Start RECORDS
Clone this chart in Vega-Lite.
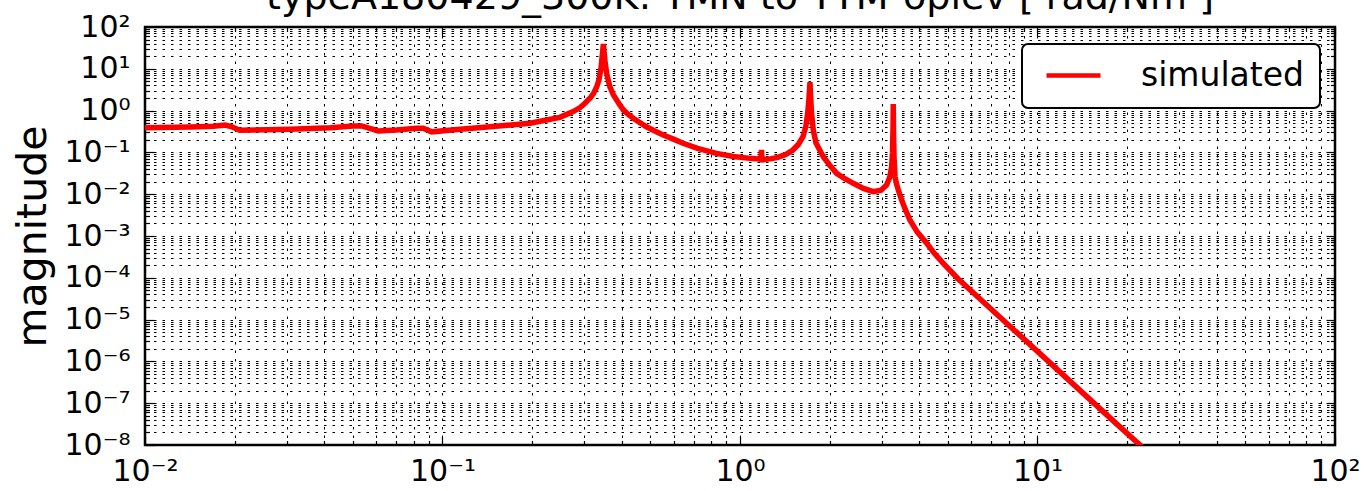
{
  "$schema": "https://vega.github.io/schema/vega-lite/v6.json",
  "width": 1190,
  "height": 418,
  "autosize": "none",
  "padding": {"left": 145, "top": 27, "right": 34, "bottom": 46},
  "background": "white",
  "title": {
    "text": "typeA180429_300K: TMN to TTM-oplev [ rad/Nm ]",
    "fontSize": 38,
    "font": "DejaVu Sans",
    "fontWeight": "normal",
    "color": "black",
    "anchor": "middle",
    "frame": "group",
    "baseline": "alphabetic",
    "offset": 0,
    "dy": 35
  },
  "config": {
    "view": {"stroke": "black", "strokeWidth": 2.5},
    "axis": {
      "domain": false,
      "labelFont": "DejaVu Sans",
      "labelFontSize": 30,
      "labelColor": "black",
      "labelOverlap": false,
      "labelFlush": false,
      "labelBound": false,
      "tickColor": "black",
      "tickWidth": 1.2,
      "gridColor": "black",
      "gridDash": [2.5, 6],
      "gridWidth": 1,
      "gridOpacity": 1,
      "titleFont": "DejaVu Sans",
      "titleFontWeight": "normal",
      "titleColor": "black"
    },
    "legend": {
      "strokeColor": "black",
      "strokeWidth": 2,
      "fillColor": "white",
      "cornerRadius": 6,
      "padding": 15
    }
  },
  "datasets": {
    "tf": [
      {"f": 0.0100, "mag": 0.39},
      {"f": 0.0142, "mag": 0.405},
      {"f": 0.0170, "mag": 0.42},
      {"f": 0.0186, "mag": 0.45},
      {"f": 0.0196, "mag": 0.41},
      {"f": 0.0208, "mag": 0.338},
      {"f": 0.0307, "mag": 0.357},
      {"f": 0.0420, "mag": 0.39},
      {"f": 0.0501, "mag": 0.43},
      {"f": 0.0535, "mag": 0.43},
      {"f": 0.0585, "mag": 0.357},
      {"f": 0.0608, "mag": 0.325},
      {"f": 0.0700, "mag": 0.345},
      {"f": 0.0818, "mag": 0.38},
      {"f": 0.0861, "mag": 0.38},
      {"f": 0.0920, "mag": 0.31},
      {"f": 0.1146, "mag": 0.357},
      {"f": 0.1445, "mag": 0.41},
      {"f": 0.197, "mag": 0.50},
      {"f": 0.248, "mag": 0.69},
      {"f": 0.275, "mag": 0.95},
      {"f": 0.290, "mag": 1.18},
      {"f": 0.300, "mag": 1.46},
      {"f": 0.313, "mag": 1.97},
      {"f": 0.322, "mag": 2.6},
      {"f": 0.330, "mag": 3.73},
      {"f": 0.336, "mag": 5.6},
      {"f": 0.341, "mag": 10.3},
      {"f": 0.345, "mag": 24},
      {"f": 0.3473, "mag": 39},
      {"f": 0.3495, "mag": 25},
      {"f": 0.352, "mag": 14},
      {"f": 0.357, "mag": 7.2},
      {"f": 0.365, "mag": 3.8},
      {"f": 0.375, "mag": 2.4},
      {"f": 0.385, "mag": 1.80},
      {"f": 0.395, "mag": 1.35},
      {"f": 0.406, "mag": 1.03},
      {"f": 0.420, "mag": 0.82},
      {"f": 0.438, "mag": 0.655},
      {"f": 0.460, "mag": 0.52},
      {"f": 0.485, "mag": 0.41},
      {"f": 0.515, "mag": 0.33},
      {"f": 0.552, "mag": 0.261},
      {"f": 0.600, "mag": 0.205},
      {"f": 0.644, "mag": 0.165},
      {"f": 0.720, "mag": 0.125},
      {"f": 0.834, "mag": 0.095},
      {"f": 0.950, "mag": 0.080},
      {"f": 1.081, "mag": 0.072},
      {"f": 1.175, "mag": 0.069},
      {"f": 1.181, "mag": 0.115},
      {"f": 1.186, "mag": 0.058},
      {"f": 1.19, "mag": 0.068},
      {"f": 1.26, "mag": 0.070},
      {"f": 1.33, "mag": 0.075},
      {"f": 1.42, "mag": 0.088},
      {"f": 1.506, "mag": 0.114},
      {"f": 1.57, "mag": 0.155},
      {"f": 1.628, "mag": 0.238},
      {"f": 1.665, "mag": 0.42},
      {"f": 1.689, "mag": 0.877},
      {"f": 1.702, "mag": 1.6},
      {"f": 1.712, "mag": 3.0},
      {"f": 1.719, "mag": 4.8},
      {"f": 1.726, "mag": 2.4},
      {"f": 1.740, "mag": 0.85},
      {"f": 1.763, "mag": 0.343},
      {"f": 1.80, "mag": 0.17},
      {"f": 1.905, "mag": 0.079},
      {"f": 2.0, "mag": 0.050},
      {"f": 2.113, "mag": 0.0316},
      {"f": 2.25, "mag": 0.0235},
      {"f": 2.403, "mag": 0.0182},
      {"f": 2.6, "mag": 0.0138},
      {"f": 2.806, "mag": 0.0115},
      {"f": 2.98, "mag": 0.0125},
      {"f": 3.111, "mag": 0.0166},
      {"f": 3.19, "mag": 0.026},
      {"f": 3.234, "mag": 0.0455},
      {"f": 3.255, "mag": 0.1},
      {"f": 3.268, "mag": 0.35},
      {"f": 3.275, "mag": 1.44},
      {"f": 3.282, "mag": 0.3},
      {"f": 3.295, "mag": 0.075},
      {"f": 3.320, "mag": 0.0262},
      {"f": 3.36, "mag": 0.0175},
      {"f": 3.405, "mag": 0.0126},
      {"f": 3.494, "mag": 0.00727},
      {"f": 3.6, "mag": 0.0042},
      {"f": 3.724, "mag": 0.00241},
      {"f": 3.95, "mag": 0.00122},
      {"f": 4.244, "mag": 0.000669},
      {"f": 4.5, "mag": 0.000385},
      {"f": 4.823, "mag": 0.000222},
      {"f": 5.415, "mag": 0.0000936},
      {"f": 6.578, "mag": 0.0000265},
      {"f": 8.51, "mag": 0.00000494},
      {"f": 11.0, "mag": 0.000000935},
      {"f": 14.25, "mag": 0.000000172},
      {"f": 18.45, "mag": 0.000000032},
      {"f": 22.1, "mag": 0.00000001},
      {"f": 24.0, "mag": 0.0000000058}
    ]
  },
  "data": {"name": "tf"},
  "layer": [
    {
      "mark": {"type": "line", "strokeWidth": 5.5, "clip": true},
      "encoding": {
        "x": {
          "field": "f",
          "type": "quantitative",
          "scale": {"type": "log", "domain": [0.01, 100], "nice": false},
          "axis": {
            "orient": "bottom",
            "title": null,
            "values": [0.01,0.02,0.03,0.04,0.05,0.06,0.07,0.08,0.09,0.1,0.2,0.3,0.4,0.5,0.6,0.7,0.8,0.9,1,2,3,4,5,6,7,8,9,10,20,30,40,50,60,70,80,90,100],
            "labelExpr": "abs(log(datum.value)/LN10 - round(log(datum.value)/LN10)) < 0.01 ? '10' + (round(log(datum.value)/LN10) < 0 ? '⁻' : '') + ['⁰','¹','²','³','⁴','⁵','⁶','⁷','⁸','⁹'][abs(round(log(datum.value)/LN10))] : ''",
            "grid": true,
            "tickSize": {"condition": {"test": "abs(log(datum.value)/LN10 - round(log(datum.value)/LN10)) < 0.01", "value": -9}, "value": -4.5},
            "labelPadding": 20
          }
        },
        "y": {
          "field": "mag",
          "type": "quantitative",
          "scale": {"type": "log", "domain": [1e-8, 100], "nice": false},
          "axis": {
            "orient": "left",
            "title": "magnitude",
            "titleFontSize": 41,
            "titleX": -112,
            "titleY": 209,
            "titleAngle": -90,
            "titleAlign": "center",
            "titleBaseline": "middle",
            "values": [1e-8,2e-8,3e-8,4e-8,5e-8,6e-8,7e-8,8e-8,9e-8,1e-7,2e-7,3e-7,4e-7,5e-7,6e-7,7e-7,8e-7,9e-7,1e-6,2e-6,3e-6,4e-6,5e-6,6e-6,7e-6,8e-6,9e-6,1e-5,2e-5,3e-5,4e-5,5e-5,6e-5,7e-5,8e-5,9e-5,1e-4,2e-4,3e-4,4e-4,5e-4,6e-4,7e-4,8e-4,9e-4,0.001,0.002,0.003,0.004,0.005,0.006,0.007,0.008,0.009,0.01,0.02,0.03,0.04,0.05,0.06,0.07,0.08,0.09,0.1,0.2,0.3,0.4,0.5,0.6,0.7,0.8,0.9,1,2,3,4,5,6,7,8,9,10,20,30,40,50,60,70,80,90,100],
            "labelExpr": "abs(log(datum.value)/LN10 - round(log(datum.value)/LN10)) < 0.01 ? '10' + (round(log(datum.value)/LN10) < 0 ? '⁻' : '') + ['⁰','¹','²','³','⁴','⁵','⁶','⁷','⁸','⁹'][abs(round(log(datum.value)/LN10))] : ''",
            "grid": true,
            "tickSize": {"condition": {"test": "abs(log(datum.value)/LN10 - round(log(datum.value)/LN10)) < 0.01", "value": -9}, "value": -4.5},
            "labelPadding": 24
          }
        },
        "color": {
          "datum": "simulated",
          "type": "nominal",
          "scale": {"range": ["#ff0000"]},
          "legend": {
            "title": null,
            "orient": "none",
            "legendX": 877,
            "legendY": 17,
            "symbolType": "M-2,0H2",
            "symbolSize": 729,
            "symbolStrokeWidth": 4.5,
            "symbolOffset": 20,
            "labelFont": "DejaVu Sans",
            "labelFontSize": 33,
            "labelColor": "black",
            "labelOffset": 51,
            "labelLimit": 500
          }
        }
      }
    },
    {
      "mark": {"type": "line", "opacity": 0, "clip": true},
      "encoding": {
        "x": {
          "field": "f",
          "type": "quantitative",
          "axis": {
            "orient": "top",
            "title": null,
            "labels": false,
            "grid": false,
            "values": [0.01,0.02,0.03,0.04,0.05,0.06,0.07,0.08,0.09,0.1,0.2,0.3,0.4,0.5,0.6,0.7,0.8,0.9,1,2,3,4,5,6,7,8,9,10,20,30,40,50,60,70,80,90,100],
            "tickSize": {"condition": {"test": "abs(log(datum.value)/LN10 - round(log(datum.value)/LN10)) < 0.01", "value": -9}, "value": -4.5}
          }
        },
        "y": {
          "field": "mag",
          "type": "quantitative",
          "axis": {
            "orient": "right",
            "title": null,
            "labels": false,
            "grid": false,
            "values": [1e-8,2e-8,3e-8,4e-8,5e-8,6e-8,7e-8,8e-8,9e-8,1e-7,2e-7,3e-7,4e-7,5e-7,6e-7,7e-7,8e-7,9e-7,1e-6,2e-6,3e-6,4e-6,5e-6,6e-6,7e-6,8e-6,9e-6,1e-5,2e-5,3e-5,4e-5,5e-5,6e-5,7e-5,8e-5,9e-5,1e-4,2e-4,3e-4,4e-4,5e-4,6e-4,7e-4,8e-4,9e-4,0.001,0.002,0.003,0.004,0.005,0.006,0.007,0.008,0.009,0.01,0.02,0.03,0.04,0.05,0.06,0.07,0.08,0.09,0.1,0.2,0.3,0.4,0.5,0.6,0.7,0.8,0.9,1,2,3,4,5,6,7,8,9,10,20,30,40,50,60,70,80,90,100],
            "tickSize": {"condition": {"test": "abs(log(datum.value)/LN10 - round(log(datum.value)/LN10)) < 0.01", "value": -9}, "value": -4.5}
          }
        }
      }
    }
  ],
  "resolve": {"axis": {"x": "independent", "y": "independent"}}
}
End RECORDS
Start RECORDS
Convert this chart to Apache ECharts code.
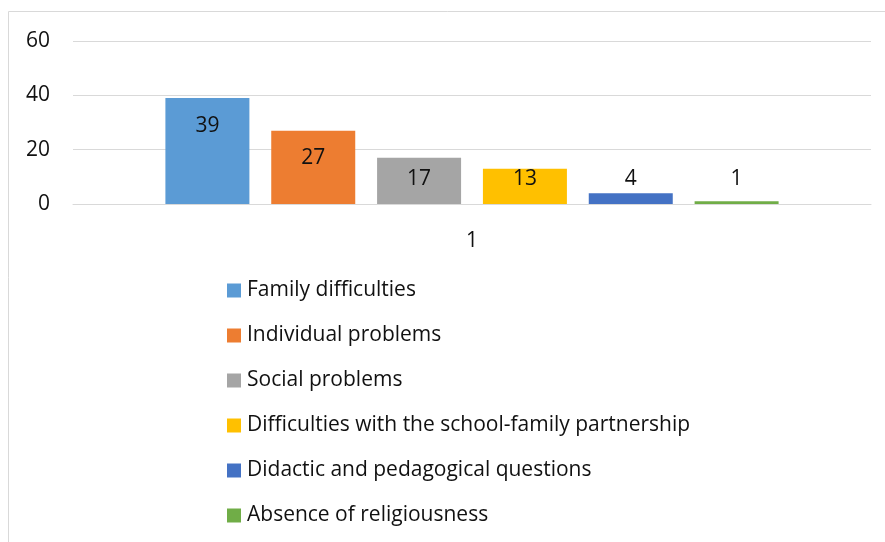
End RECORDS
■ WHAT IS REQUIRED ■
Filter the entries and copy out every line with the word "chart".

■ TASK RESPONSE ■
Clone this chart in Vega-Lite.
Convert this chart to Apache ECharts code.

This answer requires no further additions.